How to Create an Effective Scholarship Resume
Posted by Trudy Richards on 09/17/2013
Like many scholarship organizations, TILF asks students to submit a resume of their experience. Since you may not have much in the way of job experience as a high school senior, there are many other topics you can cover. Here are five suggestions:
- Community Service - Give a brief synopsis of all volunteer activities you’ve participated in during your high school career. Be sure to provide descriptions for organization acronyms and to list the amount of time you’ve devoted to each activity (either in length of involvement or in hours per week, month, etc.) Participating in an annual event once of year for four years doesn’t carry as much weight as donating ten hours of time a week for a semester.

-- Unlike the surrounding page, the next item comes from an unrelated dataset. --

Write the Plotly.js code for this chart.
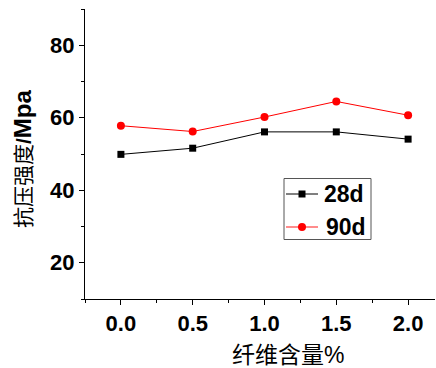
<!DOCTYPE html>
<html>
<head>
<meta charset="utf-8">
<script src="https://cdn.plot.ly/plotly-3.0.1.min.js"></script>
<style>
  html, body { margin: 0; padding: 0; background: #fff; }
  #chart { width: 436px; height: 368px; }
</style>
</head>
<body>
<div id="chart"></div>
<script>
// Fibre content (%) and compressive strength (MPa) at two curing ages
const fiberContent = [0.0, 0.5, 1.0, 1.5, 2.0];
const strength28d = [49.9, 51.6, 56.1, 56.1, 54.1];
const strength90d = [57.8, 56.2, 60.2, 64.5, 60.7];
const seriesNames = ['28d', '90d'];
const seriesColors = ['#000000', '#ff0000'];
const xTickVals = [0.0, 0.5, 1.0, 1.5, 2.0];
const xTickText = ['0.0', '0.5', '1.0', '1.5', '2.0'];
const yTickVals = [20, 40, 60, 80];

const latinBold = 'Liberation Sans, Arial, sans-serif';
const cjk = 'Liberation Sans, Noto Sans CJK SC, sans-serif';

// plot-area geometry (pixels) used to place the legend box in paper units
const M = { l: 85, r: 1, t: 9, b: 69 };
const W = 436, H = 368;
const PW = W - M.l - M.r, PH = H - M.t - M.b;
const px = v => (v - M.l) / PW;
const py = v => (H - M.b - v) / PH;

const traces = [
  {
    x: fiberContent, y: strength28d, name: seriesNames[0],
    type: 'scatter', mode: 'lines+markers',
    line: { color: seriesColors[0], width: 1 },
    marker: { symbol: 'square', size: 7, color: seriesColors[0] }
  },
  {
    x: fiberContent, y: strength90d, name: seriesNames[1],
    type: 'scatter', mode: 'lines+markers',
    line: { color: seriesColors[1], width: 1 },
    marker: { symbol: 'circle', size: 8, color: seriesColors[1] }
  }
];

// hand-built legend: frame, sample lines, sample markers, labels
const legendRows = [194, 227];
const shapes = [
  { type: 'rect', xref: 'paper', yref: 'paper',
    x0: px(284), x1: px(371), y0: py(178.5), y1: py(239.5),
    line: { color: '#555555', width: 1 }, fillcolor: '#ffffff', layer: 'above' }
];
const annotations = [];
legendRows.forEach((ry, i) => {
  shapes.push({ type: 'line', xref: 'paper', yref: 'paper',
    x0: px(286), x1: px(318), y0: py(ry), y1: py(ry),
    line: { color: i === 0 ? '#000000' : '#ff7070', width: i === 0 ? 1 : 1.6 }, layer: 'above' });
  if (i === 0) {
    shapes.push({ type: 'rect', xref: 'paper', yref: 'paper',
      x0: px(298.5), x1: px(305.5), y0: py(ry + 3.5), y1: py(ry - 3.5),
      line: { width: 0 }, fillcolor: seriesColors[0], layer: 'above' });
  } else {
    shapes.push({ type: 'circle', xref: 'paper', yref: 'paper',
      x0: px(298), x1: px(306), y0: py(ry + 4), y1: py(ry - 4),
      line: { width: 0 }, fillcolor: seriesColors[1], layer: 'above' });
  }
  annotations.push({
    text: '<b>' + seriesNames[i] + '</b>', xref: 'paper', yref: 'paper',
    x: px(i === 0 ? 322 : 324), y: py(ry), xanchor: 'left', yanchor: 'middle',
    showarrow: false, font: { family: latinBold, size: 23, color: '#000' }
  });
});

annotations.push(
  {
    text: '纤维含量%', xref: 'paper', yref: 'paper',
    x: px(288), y: py(355),
    xanchor: 'center', yanchor: 'middle', showarrow: false,
    font: { family: cjk, size: 23, color: '#000' }
  },
  {
    text: '抗压强度<b>/</b><span style="font-size:24px"><b>Mpa</b></span>', xref: 'paper', yref: 'paper',
    x: px(23), y: py(159),
    xanchor: 'center', yanchor: 'middle', showarrow: false, textangle: -90,
    font: { family: cjk, size: 21, color: '#000' }
  }
);

const layout = {
  width: W, height: H,
  margin: M,
  paper_bgcolor: '#ffffff', plot_bgcolor: '#ffffff',
  showlegend: false,
  xaxis: {
    range: [-0.25, -0.25 + PW / 143.6],
    tickmode: 'array', tickvals: xTickVals, ticktext: xTickText,
    ticks: 'outside', ticklen: 5, tickcolor: '#000', tickwidth: 1,
    minor: { dtick: 0.25, tick0: 0, ticks: 'outside', ticklen: 3, tickcolor: '#000', showgrid: false },
    showline: true, linecolor: '#000', linewidth: 1, mirror: false,
    showgrid: false, zeroline: false,
    tickfont: { family: latinBold, size: 22, color: '#000', weight: 'bold' }
  },
  yaxis: {
    range: [10, 90],
    tickmode: 'array', tickvals: yTickVals,
    ticks: 'outside', ticklen: 5, tickcolor: '#000', tickwidth: 1,
    minor: { dtick: 10, tick0: 0, ticks: 'outside', ticklen: 3, tickcolor: '#000', showgrid: false },
    showline: true, linecolor: '#000', linewidth: 1, mirror: false,
    showgrid: false, zeroline: false,
    tickfont: { family: latinBold, size: 22, color: '#000', weight: 'bold' }
  },
  shapes: shapes,
  annotations: annotations
};

Plotly.newPlot('chart', traces, layout, { staticPlot: true, displayModeBar: false });
</script>
</body>
</html>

- Extracurricular Activities - The same rules apply here. Describe your activities, including sports, academic teams, music, or other organizations, as well as the length of involvement. Include both school-sponsored activities and those you do outside of school.
- Skills and Talents - Talk up your talents. If you play an instrument, speak multiple languages, or can juggle fire, here’s where to share that info.
- Awards and Honors - This is the place on your resume to brag on yourself. You may have been recognized as student of the month four times or you may have won the Nobel Peace Prize. Either way, let us know.
- Courses - If you’ve taken any dual-credit classes or any courses that aren’t reflected on your transcript, this is a good place to list those.
And a couple of final tips…
Keep your resume short (1-2 pages max) and customize it to fit the scholarship program you’re applying to. Give priority to those sections that are most relevant to the scholarship for your best shot at the money.